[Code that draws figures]

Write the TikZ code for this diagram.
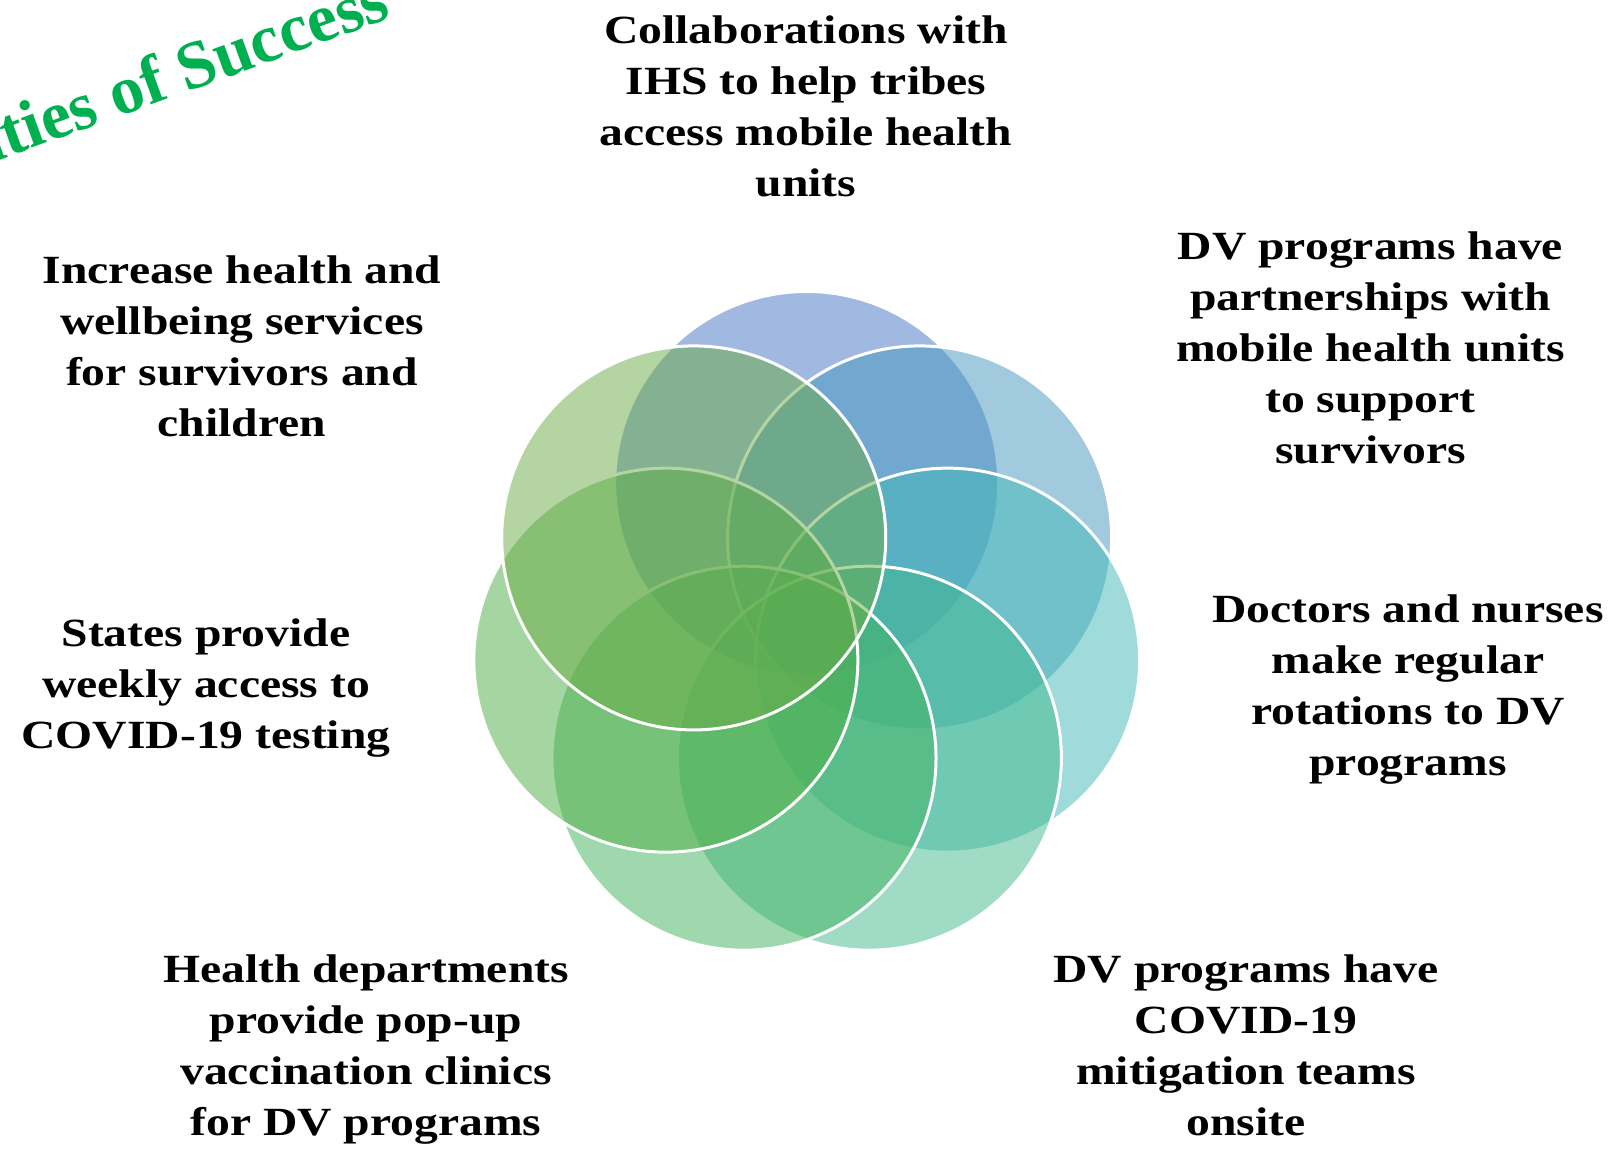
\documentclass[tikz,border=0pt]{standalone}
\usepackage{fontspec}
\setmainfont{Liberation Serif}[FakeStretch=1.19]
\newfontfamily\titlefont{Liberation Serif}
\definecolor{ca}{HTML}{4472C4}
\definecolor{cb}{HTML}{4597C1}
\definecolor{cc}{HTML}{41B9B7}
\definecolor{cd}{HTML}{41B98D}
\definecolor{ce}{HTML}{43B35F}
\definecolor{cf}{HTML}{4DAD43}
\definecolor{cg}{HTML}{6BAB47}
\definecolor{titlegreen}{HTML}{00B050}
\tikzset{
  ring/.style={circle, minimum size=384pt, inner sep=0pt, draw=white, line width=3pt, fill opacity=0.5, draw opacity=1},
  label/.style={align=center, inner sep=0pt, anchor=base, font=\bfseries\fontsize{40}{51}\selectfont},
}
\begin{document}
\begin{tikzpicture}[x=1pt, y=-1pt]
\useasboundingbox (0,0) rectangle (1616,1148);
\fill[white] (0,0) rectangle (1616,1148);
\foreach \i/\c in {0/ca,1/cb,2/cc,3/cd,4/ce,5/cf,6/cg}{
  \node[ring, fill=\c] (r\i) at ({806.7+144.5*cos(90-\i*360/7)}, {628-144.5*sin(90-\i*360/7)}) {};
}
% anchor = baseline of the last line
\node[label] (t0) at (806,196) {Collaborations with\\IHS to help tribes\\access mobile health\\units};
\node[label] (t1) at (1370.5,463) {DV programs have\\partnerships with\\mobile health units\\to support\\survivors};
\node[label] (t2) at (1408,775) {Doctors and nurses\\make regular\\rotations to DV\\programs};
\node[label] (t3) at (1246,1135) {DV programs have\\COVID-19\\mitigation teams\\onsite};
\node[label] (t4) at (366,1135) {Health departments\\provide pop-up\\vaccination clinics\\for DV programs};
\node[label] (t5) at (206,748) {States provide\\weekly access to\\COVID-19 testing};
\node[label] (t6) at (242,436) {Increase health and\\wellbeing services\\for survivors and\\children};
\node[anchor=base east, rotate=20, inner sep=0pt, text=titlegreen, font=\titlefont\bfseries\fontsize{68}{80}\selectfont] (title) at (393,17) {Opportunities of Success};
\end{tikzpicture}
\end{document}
...
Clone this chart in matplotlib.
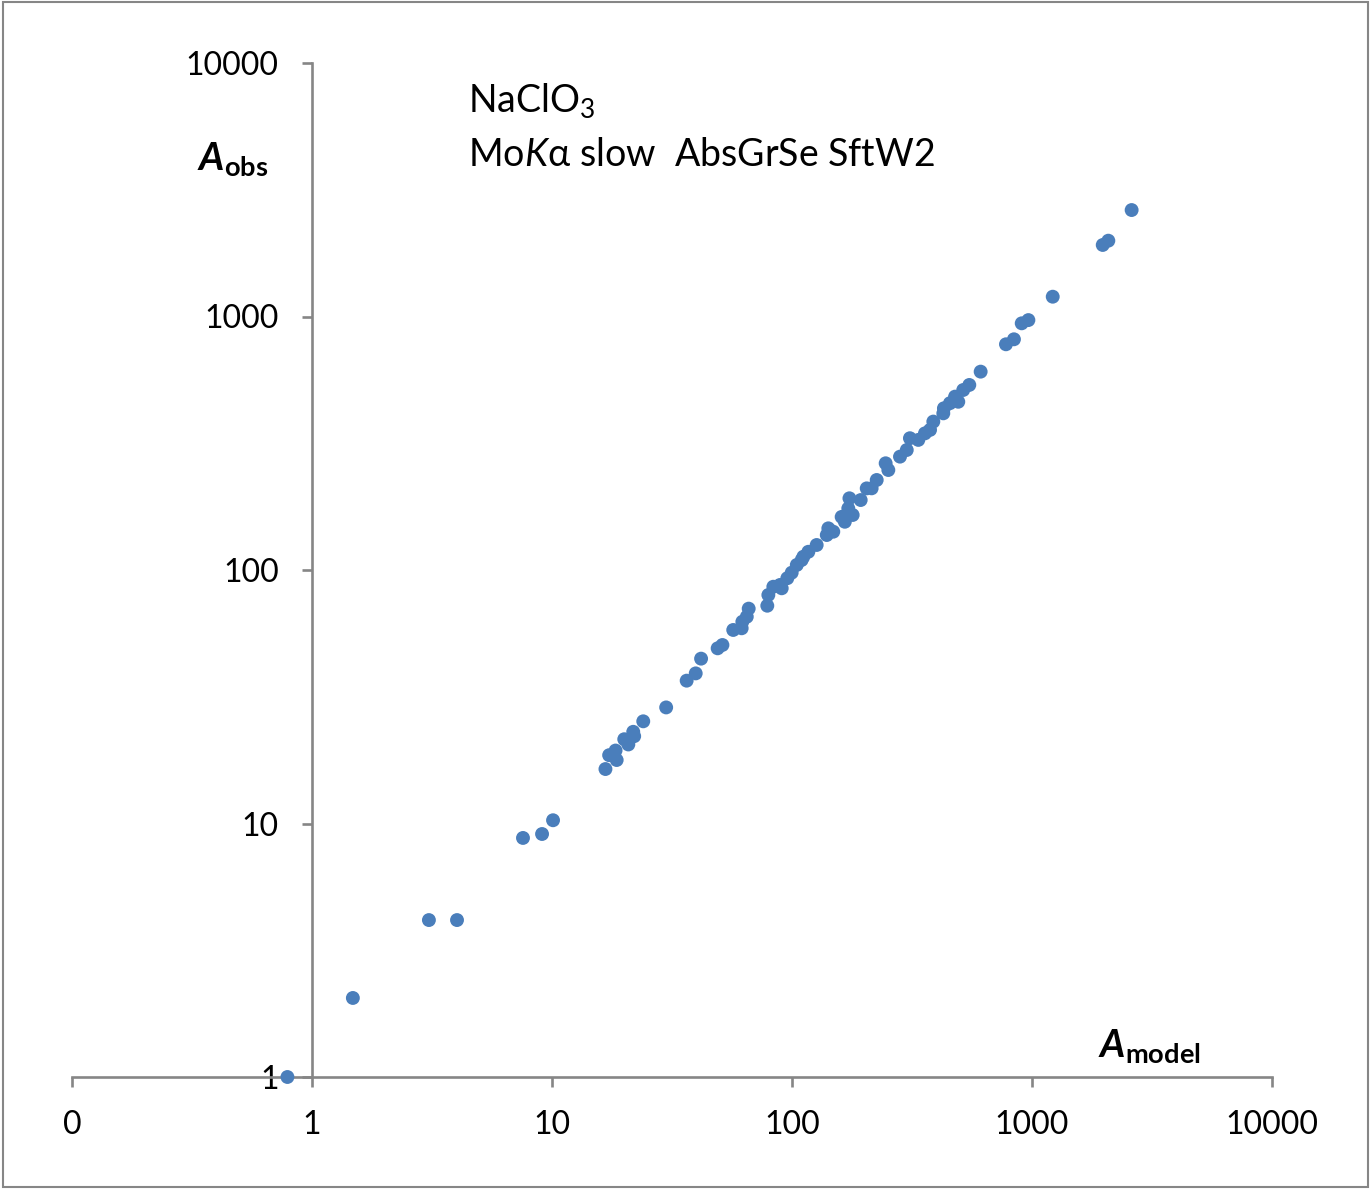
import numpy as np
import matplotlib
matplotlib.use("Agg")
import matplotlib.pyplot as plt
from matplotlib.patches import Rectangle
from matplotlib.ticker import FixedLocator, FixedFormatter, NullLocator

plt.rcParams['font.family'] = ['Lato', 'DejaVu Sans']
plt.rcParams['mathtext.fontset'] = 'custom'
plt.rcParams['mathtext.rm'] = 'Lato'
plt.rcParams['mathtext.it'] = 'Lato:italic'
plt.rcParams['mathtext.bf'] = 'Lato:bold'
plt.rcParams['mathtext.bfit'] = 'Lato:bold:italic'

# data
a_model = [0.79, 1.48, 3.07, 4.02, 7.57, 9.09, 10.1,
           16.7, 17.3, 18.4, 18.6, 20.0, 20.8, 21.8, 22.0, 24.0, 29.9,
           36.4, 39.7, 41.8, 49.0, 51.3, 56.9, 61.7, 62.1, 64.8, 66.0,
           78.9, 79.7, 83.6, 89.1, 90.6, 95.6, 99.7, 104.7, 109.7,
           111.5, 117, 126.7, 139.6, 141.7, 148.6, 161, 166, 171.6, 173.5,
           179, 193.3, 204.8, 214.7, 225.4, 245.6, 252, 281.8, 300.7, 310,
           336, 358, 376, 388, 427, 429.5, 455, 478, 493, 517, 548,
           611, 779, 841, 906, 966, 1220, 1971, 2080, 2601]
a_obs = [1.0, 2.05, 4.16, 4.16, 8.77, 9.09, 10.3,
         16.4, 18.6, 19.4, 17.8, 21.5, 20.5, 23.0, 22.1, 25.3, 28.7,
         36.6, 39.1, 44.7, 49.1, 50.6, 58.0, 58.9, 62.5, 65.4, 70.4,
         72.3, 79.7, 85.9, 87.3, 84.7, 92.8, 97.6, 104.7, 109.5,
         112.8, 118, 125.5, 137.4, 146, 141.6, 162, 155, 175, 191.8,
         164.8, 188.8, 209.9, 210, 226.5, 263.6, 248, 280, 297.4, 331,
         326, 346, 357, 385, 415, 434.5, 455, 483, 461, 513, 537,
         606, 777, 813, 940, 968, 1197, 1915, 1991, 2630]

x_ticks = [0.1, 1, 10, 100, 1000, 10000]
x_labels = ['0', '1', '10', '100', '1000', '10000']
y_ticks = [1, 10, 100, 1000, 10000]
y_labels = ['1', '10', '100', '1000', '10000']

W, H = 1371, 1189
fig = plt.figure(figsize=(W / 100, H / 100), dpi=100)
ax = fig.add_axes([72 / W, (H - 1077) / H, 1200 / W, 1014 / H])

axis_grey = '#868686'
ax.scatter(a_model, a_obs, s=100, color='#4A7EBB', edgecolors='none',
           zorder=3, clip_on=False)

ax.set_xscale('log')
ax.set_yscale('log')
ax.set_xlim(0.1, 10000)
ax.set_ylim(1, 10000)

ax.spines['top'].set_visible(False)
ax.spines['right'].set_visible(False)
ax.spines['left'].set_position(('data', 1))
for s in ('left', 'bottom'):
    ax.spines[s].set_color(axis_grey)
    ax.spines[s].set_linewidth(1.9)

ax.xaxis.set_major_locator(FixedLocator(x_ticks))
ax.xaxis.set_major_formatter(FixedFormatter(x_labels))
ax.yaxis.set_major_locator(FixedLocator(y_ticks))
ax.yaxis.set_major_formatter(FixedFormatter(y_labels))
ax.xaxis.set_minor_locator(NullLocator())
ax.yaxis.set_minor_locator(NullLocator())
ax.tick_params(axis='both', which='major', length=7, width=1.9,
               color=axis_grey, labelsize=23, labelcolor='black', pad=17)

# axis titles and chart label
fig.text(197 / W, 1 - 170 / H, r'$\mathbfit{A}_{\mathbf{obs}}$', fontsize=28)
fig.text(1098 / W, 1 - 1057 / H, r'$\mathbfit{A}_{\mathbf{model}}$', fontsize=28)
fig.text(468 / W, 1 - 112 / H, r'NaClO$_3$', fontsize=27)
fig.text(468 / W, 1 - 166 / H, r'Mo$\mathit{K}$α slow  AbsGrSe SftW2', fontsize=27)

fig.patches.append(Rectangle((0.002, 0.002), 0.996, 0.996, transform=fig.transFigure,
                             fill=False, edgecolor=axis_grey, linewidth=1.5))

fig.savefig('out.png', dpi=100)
...
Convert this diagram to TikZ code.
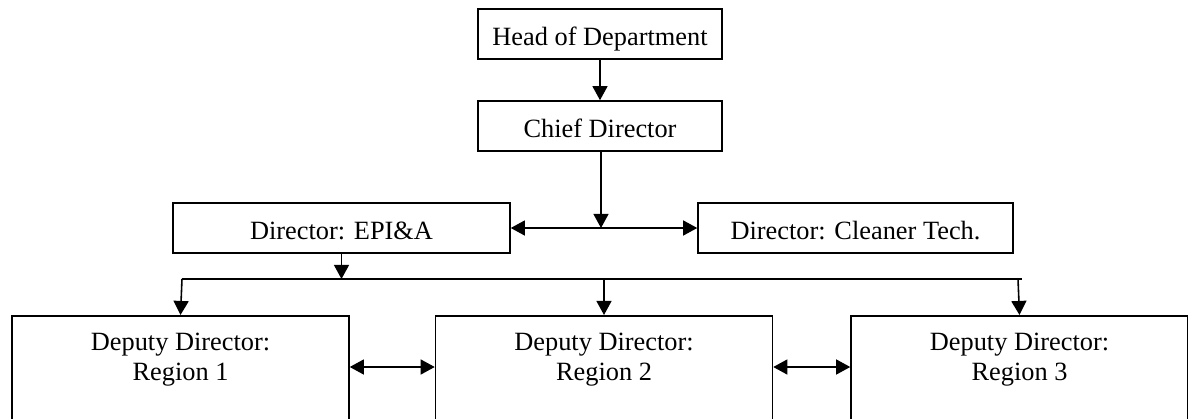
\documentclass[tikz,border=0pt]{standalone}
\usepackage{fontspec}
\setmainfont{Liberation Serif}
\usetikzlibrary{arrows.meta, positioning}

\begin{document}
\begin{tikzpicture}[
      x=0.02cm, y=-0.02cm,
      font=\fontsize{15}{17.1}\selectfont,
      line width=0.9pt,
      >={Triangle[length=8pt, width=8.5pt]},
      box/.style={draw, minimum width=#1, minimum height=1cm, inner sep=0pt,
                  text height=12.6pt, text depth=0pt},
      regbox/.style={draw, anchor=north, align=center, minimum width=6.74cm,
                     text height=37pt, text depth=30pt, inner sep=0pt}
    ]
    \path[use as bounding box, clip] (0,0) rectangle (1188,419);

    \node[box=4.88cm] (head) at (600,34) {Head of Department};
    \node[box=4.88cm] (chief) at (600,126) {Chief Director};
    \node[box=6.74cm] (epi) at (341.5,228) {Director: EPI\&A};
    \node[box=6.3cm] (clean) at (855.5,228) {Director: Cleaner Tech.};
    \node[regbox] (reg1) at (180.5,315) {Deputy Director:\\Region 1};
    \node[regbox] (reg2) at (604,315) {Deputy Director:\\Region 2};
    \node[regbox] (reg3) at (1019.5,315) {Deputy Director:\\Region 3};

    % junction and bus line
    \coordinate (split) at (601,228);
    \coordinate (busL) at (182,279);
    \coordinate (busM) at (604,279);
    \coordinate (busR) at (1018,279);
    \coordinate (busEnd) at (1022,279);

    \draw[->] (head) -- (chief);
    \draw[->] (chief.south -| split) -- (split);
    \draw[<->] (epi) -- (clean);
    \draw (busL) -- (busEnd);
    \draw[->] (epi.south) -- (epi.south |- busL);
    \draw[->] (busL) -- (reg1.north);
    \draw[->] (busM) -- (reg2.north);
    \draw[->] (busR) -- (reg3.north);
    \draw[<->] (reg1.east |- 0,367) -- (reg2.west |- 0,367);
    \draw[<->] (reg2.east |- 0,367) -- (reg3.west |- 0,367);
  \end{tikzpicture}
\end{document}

*What the exercise asks*
In the listing above, find the line containing "Clone this chart in matplotlib." and the line containing "plt.rcParams['mathtext.bfit'] = 'Lato:bold:italic'", then return both of them and every line between, exactly, without pictures.

*Solution for this exercise*
Clone this chart in matplotlib.
import numpy as np
import matplotlib
matplotlib.use("Agg")
import matplotlib.pyplot as plt
from matplotlib.patches import Rectangle
from matplotlib.ticker import FixedLocator, FixedFormatter, NullLocator

plt.rcParams['font.family'] = ['Lato', 'DejaVu Sans']
plt.rcParams['mathtext.fontset'] = 'custom'
plt.rcParams['mathtext.rm'] = 'Lato'
plt.rcParams['mathtext.it'] = 'Lato:italic'
plt.rcParams['mathtext.bf'] = 'Lato:bold'
plt.rcParams['mathtext.bfit'] = 'Lato:bold:italic'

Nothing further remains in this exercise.